◆ TO BE DONE ◆
Repeat every line of the listing below exactly, minus the pictures.

## Begin

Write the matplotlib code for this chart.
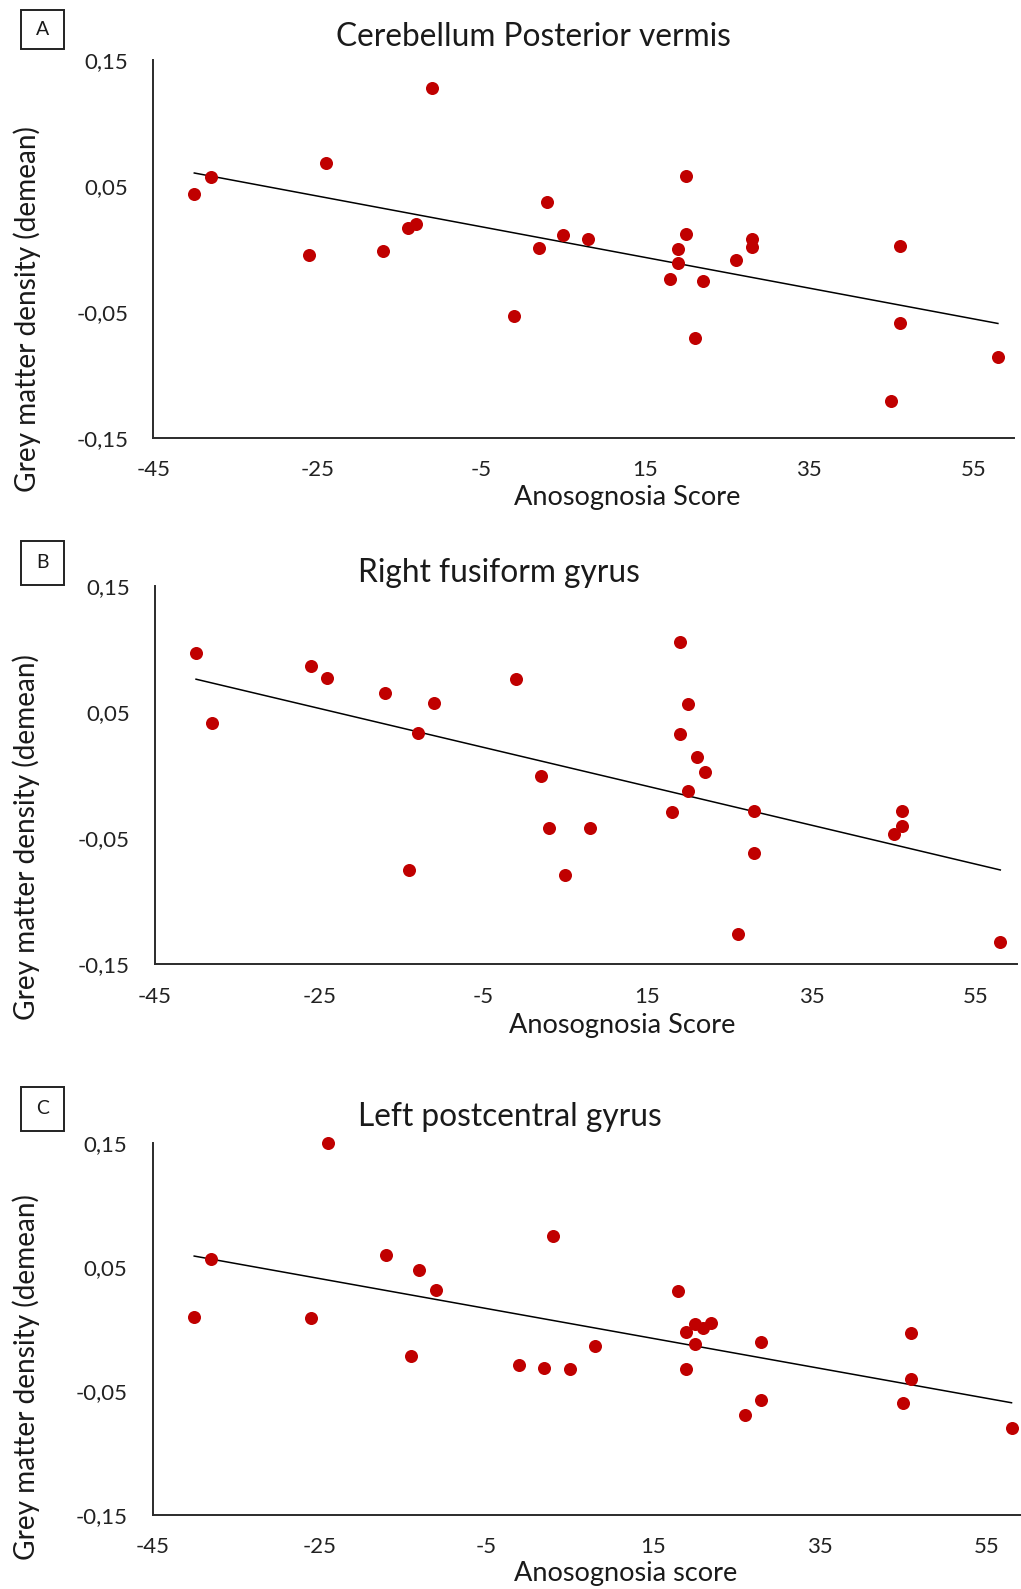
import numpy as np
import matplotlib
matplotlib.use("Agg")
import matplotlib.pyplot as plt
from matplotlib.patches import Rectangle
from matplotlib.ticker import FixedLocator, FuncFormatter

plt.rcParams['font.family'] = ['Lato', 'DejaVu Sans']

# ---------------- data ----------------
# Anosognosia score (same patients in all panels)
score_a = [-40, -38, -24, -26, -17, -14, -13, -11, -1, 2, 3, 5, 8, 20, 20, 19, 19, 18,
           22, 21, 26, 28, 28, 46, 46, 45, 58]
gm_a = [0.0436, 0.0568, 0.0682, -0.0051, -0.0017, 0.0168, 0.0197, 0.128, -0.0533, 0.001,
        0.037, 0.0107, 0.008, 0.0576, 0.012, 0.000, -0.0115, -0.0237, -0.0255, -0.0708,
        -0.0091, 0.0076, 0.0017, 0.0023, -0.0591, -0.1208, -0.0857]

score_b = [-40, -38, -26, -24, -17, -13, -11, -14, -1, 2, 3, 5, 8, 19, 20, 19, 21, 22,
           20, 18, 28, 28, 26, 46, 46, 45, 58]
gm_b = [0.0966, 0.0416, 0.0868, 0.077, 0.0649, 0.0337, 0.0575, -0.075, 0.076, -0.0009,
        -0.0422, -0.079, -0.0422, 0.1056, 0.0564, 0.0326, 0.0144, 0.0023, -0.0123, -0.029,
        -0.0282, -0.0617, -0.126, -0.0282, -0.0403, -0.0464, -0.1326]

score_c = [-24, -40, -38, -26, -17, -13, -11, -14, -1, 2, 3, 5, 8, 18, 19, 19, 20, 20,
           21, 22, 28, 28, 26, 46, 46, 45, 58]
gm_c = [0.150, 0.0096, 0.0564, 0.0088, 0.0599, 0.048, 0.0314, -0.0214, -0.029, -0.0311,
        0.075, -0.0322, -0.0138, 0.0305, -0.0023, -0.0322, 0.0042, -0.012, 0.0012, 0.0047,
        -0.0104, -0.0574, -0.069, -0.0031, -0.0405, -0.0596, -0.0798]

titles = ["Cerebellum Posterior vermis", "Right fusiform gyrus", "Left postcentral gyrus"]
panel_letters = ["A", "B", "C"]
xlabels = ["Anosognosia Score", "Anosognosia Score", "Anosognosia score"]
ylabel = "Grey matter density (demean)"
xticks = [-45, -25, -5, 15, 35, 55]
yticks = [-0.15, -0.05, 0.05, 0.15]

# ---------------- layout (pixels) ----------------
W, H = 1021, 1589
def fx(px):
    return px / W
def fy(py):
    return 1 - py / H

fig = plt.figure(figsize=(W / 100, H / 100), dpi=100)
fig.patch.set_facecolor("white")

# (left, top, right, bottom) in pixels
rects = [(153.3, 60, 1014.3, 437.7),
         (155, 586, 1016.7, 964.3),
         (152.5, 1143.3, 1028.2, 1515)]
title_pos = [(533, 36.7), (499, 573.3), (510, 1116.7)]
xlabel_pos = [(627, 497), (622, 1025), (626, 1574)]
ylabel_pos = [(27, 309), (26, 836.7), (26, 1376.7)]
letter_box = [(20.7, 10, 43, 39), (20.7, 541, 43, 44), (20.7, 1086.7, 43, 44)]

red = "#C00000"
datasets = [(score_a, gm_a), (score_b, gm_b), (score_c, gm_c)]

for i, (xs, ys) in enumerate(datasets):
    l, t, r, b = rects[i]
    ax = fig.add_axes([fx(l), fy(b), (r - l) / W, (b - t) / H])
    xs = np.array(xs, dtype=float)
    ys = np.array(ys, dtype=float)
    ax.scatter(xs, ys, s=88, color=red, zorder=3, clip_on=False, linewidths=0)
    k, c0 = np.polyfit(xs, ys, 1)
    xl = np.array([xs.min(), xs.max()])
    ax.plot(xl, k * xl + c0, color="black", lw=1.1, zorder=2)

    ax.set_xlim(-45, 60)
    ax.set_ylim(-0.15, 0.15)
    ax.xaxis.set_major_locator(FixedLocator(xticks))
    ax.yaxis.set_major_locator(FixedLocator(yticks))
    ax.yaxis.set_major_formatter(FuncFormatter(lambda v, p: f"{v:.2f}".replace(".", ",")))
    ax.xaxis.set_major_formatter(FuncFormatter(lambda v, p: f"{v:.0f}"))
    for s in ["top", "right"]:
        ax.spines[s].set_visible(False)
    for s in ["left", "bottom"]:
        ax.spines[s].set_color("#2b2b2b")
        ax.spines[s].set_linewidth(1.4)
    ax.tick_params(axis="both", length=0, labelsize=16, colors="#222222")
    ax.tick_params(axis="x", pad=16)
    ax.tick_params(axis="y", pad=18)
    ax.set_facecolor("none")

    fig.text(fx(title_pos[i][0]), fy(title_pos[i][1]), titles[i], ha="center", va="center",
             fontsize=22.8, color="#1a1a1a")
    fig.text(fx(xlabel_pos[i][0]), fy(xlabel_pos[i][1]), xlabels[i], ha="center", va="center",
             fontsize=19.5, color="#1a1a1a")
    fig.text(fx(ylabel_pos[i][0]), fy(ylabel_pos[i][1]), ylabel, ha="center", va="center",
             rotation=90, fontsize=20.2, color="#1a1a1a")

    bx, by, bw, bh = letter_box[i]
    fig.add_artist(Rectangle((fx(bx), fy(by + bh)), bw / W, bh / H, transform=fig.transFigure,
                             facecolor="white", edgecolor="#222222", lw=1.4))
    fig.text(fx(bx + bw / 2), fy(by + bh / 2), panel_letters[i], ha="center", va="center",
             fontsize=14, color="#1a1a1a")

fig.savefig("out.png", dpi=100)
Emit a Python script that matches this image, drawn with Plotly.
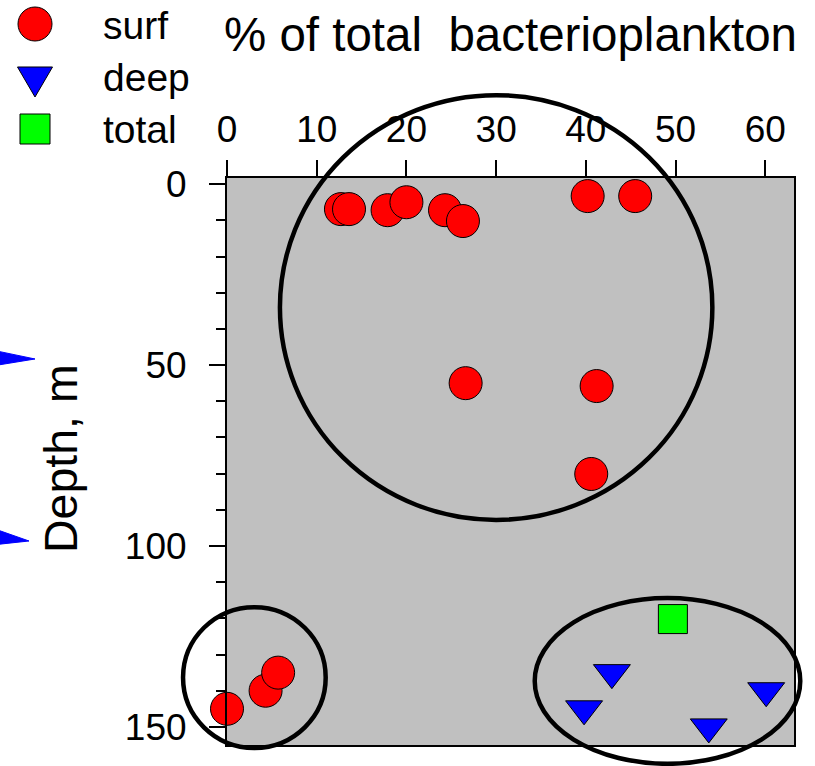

## End

◆ FULL OUTPUT ◆
Write the matplotlib code for this chart.
import numpy as np
import matplotlib
matplotlib.use("Agg")
import matplotlib.pyplot as plt
from matplotlib.patches import Rectangle
from matplotlib.ticker import FixedLocator, FuncFormatter

plt.rcParams['font.family'] = ['Lato', 'DejaVu Sans']

# ---------------- data ----------------
# Anosognosia score (same patients in all panels)
score_a = [-40, -38, -24, -26, -17, -14, -13, -11, -1, 2, 3, 5, 8, 20, 20, 19, 19, 18,
           22, 21, 26, 28, 28, 46, 46, 45, 58]
gm_a = [0.0436, 0.0568, 0.0682, -0.0051, -0.0017, 0.0168, 0.0197, 0.128, -0.0533, 0.001,
        0.037, 0.0107, 0.008, 0.0576, 0.012, 0.000, -0.0115, -0.0237, -0.0255, -0.0708,
        -0.0091, 0.0076, 0.0017, 0.0023, -0.0591, -0.1208, -0.0857]

score_b = [-40, -38, -26, -24, -17, -13, -11, -14, -1, 2, 3, 5, 8, 19, 20, 19, 21, 22,
           20, 18, 28, 28, 26, 46, 46, 45, 58]
gm_b = [0.0966, 0.0416, 0.0868, 0.077, 0.0649, 0.0337, 0.0575, -0.075, 0.076, -0.0009,
        -0.0422, -0.079, -0.0422, 0.1056, 0.0564, 0.0326, 0.0144, 0.0023, -0.0123, -0.029,
        -0.0282, -0.0617, -0.126, -0.0282, -0.0403, -0.0464, -0.1326]

score_c = [-24, -40, -38, -26, -17, -13, -11, -14, -1, 2, 3, 5, 8, 18, 19, 19, 20, 20,
           21, 22, 28, 28, 26, 46, 46, 45, 58]
gm_c = [0.150, 0.0096, 0.0564, 0.0088, 0.0599, 0.048, 0.0314, -0.0214, -0.029, -0.0311,
        0.075, -0.0322, -0.0138, 0.0305, -0.0023, -0.0322, 0.0042, -0.012, 0.0012, 0.0047,
        -0.0104, -0.0574, -0.069, -0.0031, -0.0405, -0.0596, -0.0798]

titles = ["Cerebellum Posterior vermis", "Right fusiform gyrus", "Left postcentral gyrus"]
panel_letters = ["A", "B", "C"]
xlabels = ["Anosognosia Score", "Anosognosia Score", "Anosognosia score"]
ylabel = "Grey matter density (demean)"
xticks = [-45, -25, -5, 15, 35, 55]
yticks = [-0.15, -0.05, 0.05, 0.15]

# ---------------- layout (pixels) ----------------
W, H = 1021, 1589
def fx(px):
    return px / W
def fy(py):
    return 1 - py / H

fig = plt.figure(figsize=(W / 100, H / 100), dpi=100)
fig.patch.set_facecolor("white")

# (left, top, right, bottom) in pixels
rects = [(153.3, 60, 1014.3, 437.7),
         (155, 586, 1016.7, 964.3),
         (152.5, 1143.3, 1028.2, 1515)]
title_pos = [(533, 36.7), (499, 573.3), (510, 1116.7)]
xlabel_pos = [(627, 497), (622, 1025), (626, 1574)]
ylabel_pos = [(27, 309), (26, 836.7), (26, 1376.7)]
letter_box = [(20.7, 10, 43, 39), (20.7, 541, 43, 44), (20.7, 1086.7, 43, 44)]

red = "#C00000"
datasets = [(score_a, gm_a), (score_b, gm_b), (score_c, gm_c)]

for i, (xs, ys) in enumerate(datasets):
    l, t, r, b = rects[i]
    ax = fig.add_axes([fx(l), fy(b), (r - l) / W, (b - t) / H])
    xs = np.array(xs, dtype=float)
    ys = np.array(ys, dtype=float)
    ax.scatter(xs, ys, s=88, color=red, zorder=3, clip_on=False, linewidths=0)
    k, c0 = np.polyfit(xs, ys, 1)
    xl = np.array([xs.min(), xs.max()])
    ax.plot(xl, k * xl + c0, color="black", lw=1.1, zorder=2)

    ax.set_xlim(-45, 60)
    ax.set_ylim(-0.15, 0.15)
    ax.xaxis.set_major_locator(FixedLocator(xticks))
    ax.yaxis.set_major_locator(FixedLocator(yticks))
    ax.yaxis.set_major_formatter(FuncFormatter(lambda v, p: f"{v:.2f}".replace(".", ",")))
    ax.xaxis.set_major_formatter(FuncFormatter(lambda v, p: f"{v:.0f}"))
    for s in ["top", "right"]:
        ax.spines[s].set_visible(False)
    for s in ["left", "bottom"]:
        ax.spines[s].set_color("#2b2b2b")
        ax.spines[s].set_linewidth(1.4)
    ax.tick_params(axis="both", length=0, labelsize=16, colors="#222222")
    ax.tick_params(axis="x", pad=16)
    ax.tick_params(axis="y", pad=18)
    ax.set_facecolor("none")

    fig.text(fx(title_pos[i][0]), fy(title_pos[i][1]), titles[i], ha="center", va="center",
             fontsize=22.8, color="#1a1a1a")
    fig.text(fx(xlabel_pos[i][0]), fy(xlabel_pos[i][1]), xlabels[i], ha="center", va="center",
             fontsize=19.5, color="#1a1a1a")
    fig.text(fx(ylabel_pos[i][0]), fy(ylabel_pos[i][1]), ylabel, ha="center", va="center",
             rotation=90, fontsize=20.2, color="#1a1a1a")

    bx, by, bw, bh = letter_box[i]
    fig.add_artist(Rectangle((fx(bx), fy(by + bh)), bw / W, bh / H, transform=fig.transFigure,
                             facecolor="white", edgecolor="#222222", lw=1.4))
    fig.text(fx(bx + bw / 2), fy(by + bh / 2), panel_letters[i], ha="center", va="center",
             fontsize=14, color="#1a1a1a")

fig.savefig("out.png", dpi=100)
Emit a Python script that matches this image, drawn with Plotly.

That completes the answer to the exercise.